Synchronous learning 

Components of the course are taught “live” online and students are required to attend a session virtually with their peers and instructor. 

There are a variety of tools that instructors and students can use to participate in these sessions such as: text chats, web-conferencing platforms (with or without video) and cloud-based collaborative sessions.

Asynchronous learning

Assigned tasks that students complete in their own time. These tasks often operate on a schedule with deadlines.

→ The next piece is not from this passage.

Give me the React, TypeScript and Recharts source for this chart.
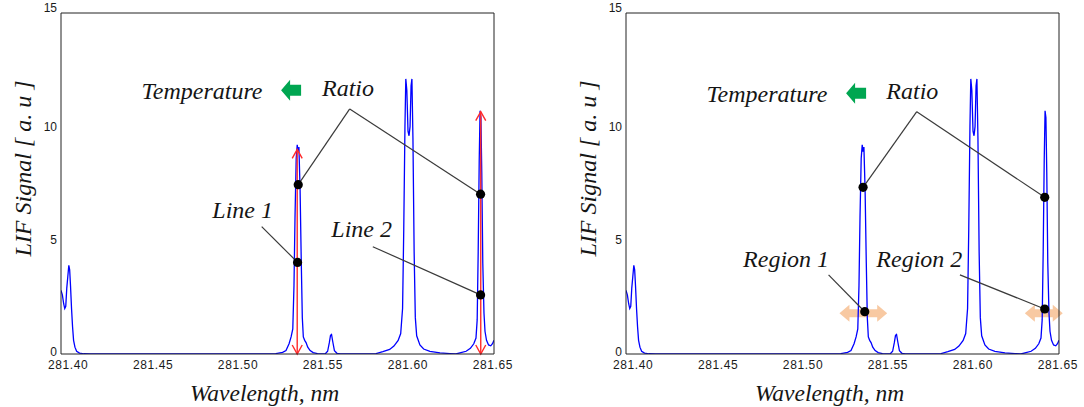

Asynchronous courses are generally hosted on a learning management system, and direct students to read content in textbooks, and print and screen modules; watch videos and pre-recorded lectures; participate in discussion boards; complete an offline, place-based task; and post assignments. Instructors may still host office hours and meet students (on or offline).

Self-paced 

A self-paced course may or may not have an instructor assigned to it. If an instructor is assigned to the self-paced course, they are available to answer questions, clarify complex concepts, and provide tutorials as needed. They may also counsel and support student goal setting. A self-paced course normally has a maximum time allowed, but students can finish earlier than this.

Face-to-face learning 

When the instructor and students are physically in the same place for the course, or components of the course. 

Blended learning 

Some contact hours are kept as face-to-face which can be spread out through the course, front-loaded, or wrapped around.

Advantages of Distributed Learning

  • Long lectures can be presented into smaller sessions and recorded.
  • Provides flexibility to learn how and where students want.
  • Drives pedagogical innovation, creativity, and more learning-centered approaches.
  • Has the potential to expand the reach of the curriculum beyond the classroom and textbook and into the real world. 
  • Students have time to think about, and pour meaning into, content and ideas.
  • Reaches people who otherwise couldn’t attend in person.
  • Adds voices from diverse contexts.
  • Instruction can happen from anywhere.